>> BEGIN Data provided

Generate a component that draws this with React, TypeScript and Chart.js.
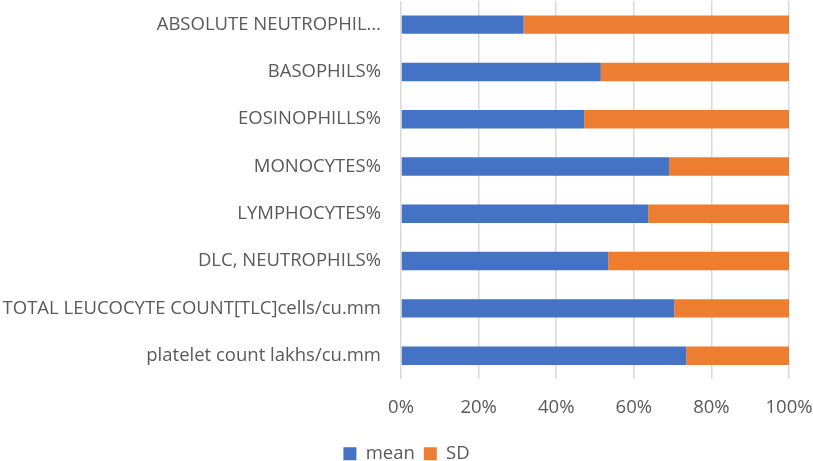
import { useEffect, useRef } from 'react';
import { Chart, registerables } from 'chart.js';

Chart.register(...registerables);

// categories, top to bottom
const categories = [
  'ABSOLUTE NEUTROPHIL…',
  'BASOPHILS%',
  'EOSINOPHILLS%',
  'MONOCYTES%',
  'LYMPHOCYTES%',
  'DLC, NEUTROPHILS%',
  'TOTAL LEUCOCYTE COUNT[TLC]cells/cu.mm',
  'platelet count lakhs/cu.mm',
];

// share of each bar (percent)
const meanShare = [31.6, 51.5, 47.2, 69.1, 63.7, 53.4, 70.4, 73.5];
const sdShare = [68.4, 48.5, 52.8, 30.9, 36.3, 46.6, 29.6, 26.5];

const xTicks = ['0%', '20%', '40%', '60%', '80%', '100%'];

const FONT = '"Open Sans", "Liberation Sans", sans-serif';
const TEXT = '#595959';

export default function App() {
  const canvasRef = useRef<HTMLCanvasElement>(null);
  const chartRef = useRef<Chart | null>(null);

  useEffect(() => {
    document.body.style.margin = '0';
    if (!canvasRef.current) return;
    const ctx = canvasRef.current.getContext('2d');
    if (!ctx) return;

    if (chartRef.current) chartRef.current.destroy();

    chartRef.current = new Chart(ctx, {
      type: 'bar',
      data: {
        labels: categories,
        datasets: [
          { label: 'mean', data: meanShare, backgroundColor: '#4472C4' },
          { label: 'SD', data: sdShare, backgroundColor: '#ED7D31' },
        ],
      },
      options: {
        indexAxis: 'y',
        responsive: true,
        maintainAspectRatio: false,
        animation: false,
        categoryPercentage: 1,
        barPercentage: 0.39,
        layout: { padding: { left: 0, right: 0, top: 1, bottom: -12 } },
        plugins: {
          tooltip: { enabled: false },
          legend: {
            position: 'bottom',
            labels: {
              boxWidth: 13,
              boxHeight: 13,
              padding: 9,
              color: TEXT,
              font: { family: FONT, size: 18.5 },
            },
          },
        },
        scales: {
          x: {
            stacked: true,
            min: 0,
            max: 100,
            border: { display: false },
            grid: { color: '#D9D9D9', lineWidth: 1.5, drawTicks: false },
            afterFit: (scale) => {
              scale.paddingLeft = 0;
              scale.paddingRight = 24;
            },
            ticks: {
              stepSize: 20,
              padding: 17,
              color: TEXT,
              font: { family: FONT, size: 18.5 },
              callback: (_v, i) => xTicks[i],
            },
          },
          y: {
            stacked: true,
            border: { display: false },
            grid: { display: false, drawTicks: false },
            afterFit: (scale) => {
              scale.width = 401;
              scale.paddingTop = 0;
              scale.paddingBottom = 0;
            },
            ticks: {
              padding: 20,
              color: TEXT,
              font: { family: FONT, size: 18.5 },
            },
          },
        },
      },
    });

    return () => {
      if (chartRef.current) {
        chartRef.current.destroy();
        chartRef.current = null;
      }
    };
  }, []);

  return (
    <div style={{ width: 813, height: 461, position: 'relative', background: '#fff' }}>
      <canvas ref={canvasRef} />
    </div>
  );
}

>> END Data provided

== Your instructions ==
Exclude every picture and copy the remaining data exactly.

== The answer ==
Generate a component that draws this with React, TypeScript and Chart.js.
import { useEffect, useRef } from 'react';
import { Chart, registerables } from 'chart.js';

Chart.register(...registerables);

// categories, top to bottom
const categories = [
  'ABSOLUTE NEUTROPHIL…',
  'BASOPHILS%',
  'EOSINOPHILLS%',
  'MONOCYTES%',
  'LYMPHOCYTES%',
  'DLC, NEUTROPHILS%',
  'TOTAL LEUCOCYTE COUNT[TLC]cells/cu.mm',
  'platelet count lakhs/cu.mm',
];

// share of each bar (percent)
const meanShare = [31.6, 51.5, 47.2, 69.1, 63.7, 53.4, 70.4, 73.5];
const sdShare = [68.4, 48.5, 52.8, 30.9, 36.3, 46.6, 29.6, 26.5];

const xTicks = ['0%', '20%', '40%', '60%', '80%', '100%'];

const FONT = '"Open Sans", "Liberation Sans", sans-serif';
const TEXT = '#595959';

export default function App() {
  const canvasRef = useRef<HTMLCanvasElement>(null);
  const chartRef = useRef<Chart | null>(null);

  useEffect(() => {
    document.body.style.margin = '0';
    if (!canvasRef.current) return;
    const ctx = canvasRef.current.getContext('2d');
    if (!ctx) return;

    if (chartRef.current) chartRef.current.destroy();

    chartRef.current = new Chart(ctx, {
      type: 'bar',
      data: {
        labels: categories,
        datasets: [
          { label: 'mean', data: meanShare, backgroundColor: '#4472C4' },
          { label: 'SD', data: sdShare, backgroundColor: '#ED7D31' },
        ],
      },
      options: {
        indexAxis: 'y',
        responsive: true,
        maintainAspectRatio: false,
        animation: false,
        categoryPercentage: 1,
        barPercentage: 0.39,
        layout: { padding: { left: 0, right: 0, top: 1, bottom: -12 } },
        plugins: {
          tooltip: { enabled: false },
          legend: {
            position: 'bottom',
            labels: {
              boxWidth: 13,
              boxHeight: 13,
              padding: 9,
              color: TEXT,
              font: { family: FONT, size: 18.5 },
            },
          },
        },
        scales: {
          x: {
            stacked: true,
            min: 0,
            max: 100,
            border: { display: false },
            grid: { color: '#D9D9D9', lineWidth: 1.5, drawTicks: false },
            afterFit: (scale) => {
              scale.paddingLeft = 0;
              scale.paddingRight = 24;
            },
            ticks: {
              stepSize: 20,
              padding: 17,
              color: TEXT,
              font: { family: FONT, size: 18.5 },
              callback: (_v, i) => xTicks[i],
            },
          },
          y: {
            stacked: true,
            border: { display: false },
            grid: { display: false, drawTicks: false },
            afterFit: (scale) => {
              scale.width = 401;
              scale.paddingTop = 0;
              scale.paddingBottom = 0;
            },
            ticks: {
              padding: 20,
              color: TEXT,
              font: { family: FONT, size: 18.5 },
            },
          },
        },
      },
    });

    return () => {
      if (chartRef.current) {
        chartRef.current.destroy();
        chartRef.current = null;
      }
    };
  }, []);

  return (
    <div style={{ width: 813, height: 461, position: 'relative', background: '#fff' }}>
      <canvas ref={canvasRef} />
    </div>
  );
}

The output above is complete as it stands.